Candela (symbol cd) is the original measure of brightness. The word candela means candle in Latin. One candela corresponds approximately to the light intensity of a standard candle. This is also related to some of the other ancient and retired terms for light output, like “candlepower” and “foot-candles”.
Lux (symbol lx) is a key modern unit of illumination. Lux is from latin, and means light. 1 lux is the illuminance produced by 1 candela at a distance of 1 meter from the source. The point here is that Lux is used to measure a very specific part of the emitted output of a source of light (i.e., what falls on a particular point on a surface). In terms of flashlights, this means in practice the centre of the beam – which is where peak brightness can be found (what is commonly referred to as “throw” of a light beam). Lux is closely related to the concept of lumens below, as 1 lux = 1 lumen / m².

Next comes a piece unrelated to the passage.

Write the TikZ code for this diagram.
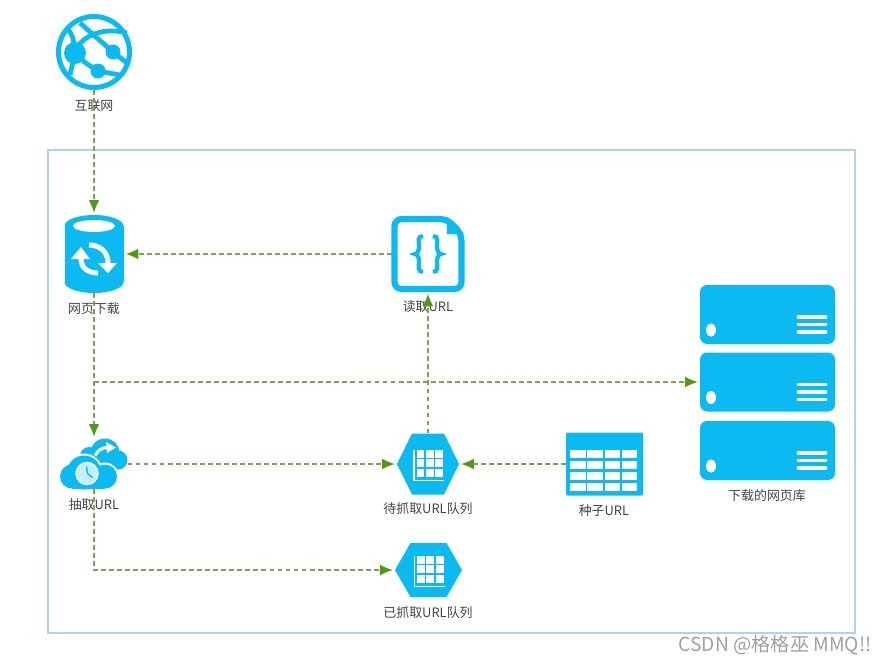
\documentclass[tikz,border=0pt]{standalone}
\usepackage{fontspec}
\usepackage{xcolor}
\usepackage{tikz}
\usetikzlibrary{arrows.meta, calc}
\setmainfont{Noto Sans CJK SC}
\definecolor{iconblue}{HTML}{0ABAF0}
\definecolor{framebg}{HTML}{A9D5EF}
\definecolor{flowline}{HTML}{7FA356}
\definecolor{flowtip}{HTML}{4F9A10}
\definecolor{textlabel}{HTML}{444444}
\definecolor{markgrey}{HTML}{A0A0A0}
\tikzset{
  pics/globeicon/.style={code={
    \draw[iconblue, line width=3.6pt] (0,0) circle (35.5);
    \fill[iconblue] (-19,1) circle (11) (19,0) circle (7.5) (4,19) circle (7.5);
    \draw[iconblue, line width=3.4pt] (-27,-24) .. controls (-21,-16) .. (-19,1);
    \draw[iconblue, line width=3.4pt] (-14,-29) -- (19,0) -- (33,11);
    \draw[iconblue, line width=3.4pt] (-17,-5) .. controls (-6,-20) and (14,-24) .. (33,-19);
    \draw[iconblue, line width=3.4pt] (-19,1) .. controls (-10,10) .. (4,19) -- (26,23);
    \draw[iconblue, line width=3.4pt] (-19,1) -- (-24,23);
  }},
  pics/syncdb/.style={code={
    \fill[iconblue] (0,-28) ellipse (29.5 and 11);
    \fill[iconblue] (0,28) ellipse (29.5 and 11);
    \fill[iconblue] (-29.5,-28) rectangle (29.5,28);
    \fill[white] (0,-28) ellipse (21 and 6);
    \begin{scope}[shift={(0,5)}]
      \draw[white, line width=3.6pt] (-13,0) .. controls (-13,9) and (-6,14) .. (4,14);
      \draw[white, line width=3.6pt] (14,4) .. controls (14,-8) and (5,-14) .. (-5,-14);
      \fill[white] (-23,0) -- (-4,0) -- (-13,-12) -- cycle;
      \fill[white] (4,4) -- (23,4) -- (14,14) -- cycle;
    \end{scope}
  }},
  pics/braceicon/.style={code={
    \draw[iconblue, line width=4.4pt, rounded corners=5, fill=white] (-33.5,-35) -- (19,-35) -- (33.5,-20) -- (33.5,35) -- (-33.5,35) -- cycle;
    \fill[iconblue] (19,-37.5) -- (36,-20) -- (19,-20) -- cycle;
    \foreach \s in {-1,1}{
      \draw[iconblue, line width=3pt, xscale=\s] (5,-18) .. controls (11,-18) and (9,-12) .. (9,-7) .. controls (9,-3) and (11,0) .. (13,0) .. controls (11,0) and (9,3) .. (9,7) .. controls (9,12) and (11,18) .. (5,18);
    }
  }},
  pics/cloudicon/.style={code={
    \fill[iconblue] (11,-11) circle (14.5) (24,-4) circle (9.5) (-5,-8) circle (9);
    \draw[white, line width=2.2pt] (1,-8.5) .. controls (4,-14) and (8,-16.5) .. (14,-16.5);
    \fill[white] (12,-22) -- (22,-16.5) -- (13,-11) -- cycle;
    \fill[white] (-10,8.5) circle (19) (-22,12.5) circle (14) (11,12.5) circle (14);
    \fill[iconblue] (-10,8.5) circle (17) (-22,12.5) circle (12) (11,12.5) circle (12);
    \fill[iconblue] (-22,12) rectangle (11,24.5);
    \draw[white, line width=1pt, fill=iconblue!25] (-7,9.5) circle (11);
    \draw[iconblue, line width=1pt] (-7.5,2.5) -- (-6.5,9.5) -- (-1.5,13.5);
  }},
  pics/hexgrid/.style n args={3}{code={
    \fill[iconblue] (-#1,0) -- (-#2,-#3) -- (#2,-#3) -- (#1,0) -- (#2,#3) -- (-#2,#3) -- cycle;
    \foreach \i in {0,1,2}{
      \foreach \j in {0,1,2}{
        \fill[white] ({-11.5+9.4*\i},{-14.5+9.5*\j}) rectangle ++(7.8,8);
      }
    }
    \draw[white, line width=1.4pt] (-14,-14.5) -- (-14,16.5) -- (16,16.5);
  }},
  pics/tableicon/.style={code={
    \fill[iconblue, rounded corners=1] (-38.5,-31.5) rectangle (38.5,31.5);
    \foreach \i in {0,1,2,3}{
      \foreach \j in {0,1,2,3}{
        \fill[white] ({-34.5+17.3*\i},{-14.2+11.1*\j}) rectangle ++(15.5,8.3);
      }
    }
  }},
  pics/servericon/.style={code={
    \fill[iconblue, rounded corners=5] (-67.5,-29.5) rectangle (67.5,29.5);
    \fill[white] (-56.5,15.5) ellipse (5 and 6.5);
    \foreach \y in {2.5,10,17.5}{
      \draw[white, line width=2.8pt, line cap=round] (31,\y) -- (58,\y);
    }
  }},
}
\begin{document}
\begin{tikzpicture}[
    x=0.025cm, y=-0.025cm, font=\fontsize{9.2pt}{10pt}\selectfont,
    icon/.style={inner sep=0pt, outer sep=0pt},
    lbl/.style={text=textlabel, inner sep=0pt},
    flow/.style={draw=flowline, line width=1.05pt, dash pattern=on 3.5pt off 2.2pt, -{Latex[length=9pt, width=7.5pt, flowtip]}, shorten >=1.5pt}]
  \useasboundingbox (0,0) rectangle (886,664);
  \draw[framebg, line width=1.4pt] (48,150) rectangle (855,633);
  % icons
  \node[icon, minimum size=1.9cm] (net) at (94,52) {};
  \pic at (net) {globeicon};
  \node[icon, minimum width=1.475cm, minimum height=1.95cm] (dl) at (94,254) {};
  \pic at (dl) {syncdb};
  \node[icon, minimum width=1.8cm, minimum height=1.875cm] (rd) at (428,254) {};
  \pic at (rd) {braceicon};
  \node[icon, minimum width=1.675cm, minimum height=1.25cm] (ex) at (94,464) {};
  \pic at (ex) {cloudicon};
  \node[icon, minimum width=1.55cm, minimum height=1.525cm] (todo) at (428,464) {};
  \pic at (todo) {hexgrid={31}{16}{30.5}};
  \node[icon, minimum width=1.675cm, minimum height=1.35cm] (done) at (428.5,570) {};
  \pic at (done) {hexgrid={33.5}{18}{27}};
  \node[icon, minimum width=1.925cm, minimum height=1.575cm] (seed) at (604.5,464) {};
  \pic at (seed) {tableicon};
  \node[icon, minimum width=3.375cm, minimum height=1.475cm] (db1) at (767.5,314.5) {};
  \pic at (db1) {servericon};
  \node[icon, minimum width=3.375cm, minimum height=1.475cm] (db2) at (767.5,382) {};
  \pic at (db2) {servericon};
  \node[icon, minimum width=3.375cm, minimum height=1.475cm] (db3) at (767.5,450.5) {};
  \pic at (db3) {servericon};
  % labels
  \node[lbl] (netl) at (94,106) {互联网};
  \node[lbl] (dll) at (94,309) {网页下载};
  \node[lbl] (rdl) at (428,307) {读取URL};
  \node[lbl] (exl) at (94,505) {抽取URL};
  \node[lbl] (todol) at (428,509) {待抓取URL队列};
  \node[lbl] (seedl) at (604,511) {种子URL};
  \node[lbl] (donel) at (428,613) {已抓取URL队列};
  \node[lbl] (dbl) at (767,496) {下载的网页库};
  \node[lbl, text=markgrey, font=\fontsize{13.7pt}{15pt}\selectfont, anchor=east] (mark) at (872,645) {CSDN @格格巫 MMQ!!};
  % connectors
  \coordinate (branch) at (dl.south |- db2.west);
  \draw[flow] (net) -- (dl);
  \draw[flow] (rd) -- (dl);
  \draw[flow] (dl) -- (ex);
  \draw[flow] (branch) -- (db2);
  \draw[flow] (ex) -- (todo);
  \draw[flow] (seed) -- (todo);
  \draw[flow] (todo) -- (rd);
  \draw[flow] (ex.south) |- (done);
\end{tikzpicture}
\end{document}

The lumen (symbol lm) is the unit for luminous flux. It measures the total amount of light emitted by a light source in all directions. Lumen is thus the measure of the brightness of a light source independently of the direction of the light beam (i.e., it integrates all the light emitter from a source). As indicated above, 1 lux corresponds to the illuminance that is obtained when each square meter of an illuminated surface receives a luminous flux of 1 lumen.
What does all this mean in practice?
Basically, Lux really tells you only what the reach or “throw” of the light is, or how good it is at projecting light over a distance. It is not an overall brightness measure or the total quantity of light produced. As such, Lux readings are strongly affected by the optics of a light – its reflector and lens design. When comparing lights against one another, the Lux numbers represent how much light is hitting the target at the very center area, and does not represent the amount of light surrounding that area.
Lumen, in contrast, is very helpful in understanding the total amount of light a flashlight emits. But it tells you nothing about the pattern of that flashlight’s output – how wide of a beam it throws, and how rapidly the intensity drops off from the center to the periphery. If you had no optics – basically, just a bare emitter – you would have a true “flood” light, that simply emits light in all directions.
Taken individually, these two measures really don’t tell you that much about a flashlight. Taken together, you get a very rough idea of the relative “throwiness” of a flashlight’s output. But you really need to examine pictures of the actual beam of the flashlight, to truly understand its overall pattern.
There’s an analogy here to why I argue that actual runtime graphs are important in understanding how a light works. Simply knowing the starting and ending output levels over a given time gives you a very rough idea of what to expect – but you don’t have any meaningful understanding of how you got there.
One last point to clarify; as per the ANSI FL-1 standards, both center beam intensity (Lux, as indicated in Candelas, or Lux @ 1m) and “beam distance” are reported for flashlights. Beam distance is simply a computed measure from beam intensity. This is because Lux measures follow an inverse square law. This inverse square law says that at twice the distance a light is 1/4 as bright (i.e., one over the square of two). By taking the square root of all of the Lux measurements the numbers can be directly compared.
But beam distance actually takes this a step further, by specifying the specific lux intensity you wish to compare. This is arbitrary, but according to the ANSI FL-1 standard, the computed beam distance value is the distance (in meters) at which the flashlight would produce a light intensity of 0.25 lux. This level was chosen as it is about the level of light that hits ground from a full moon.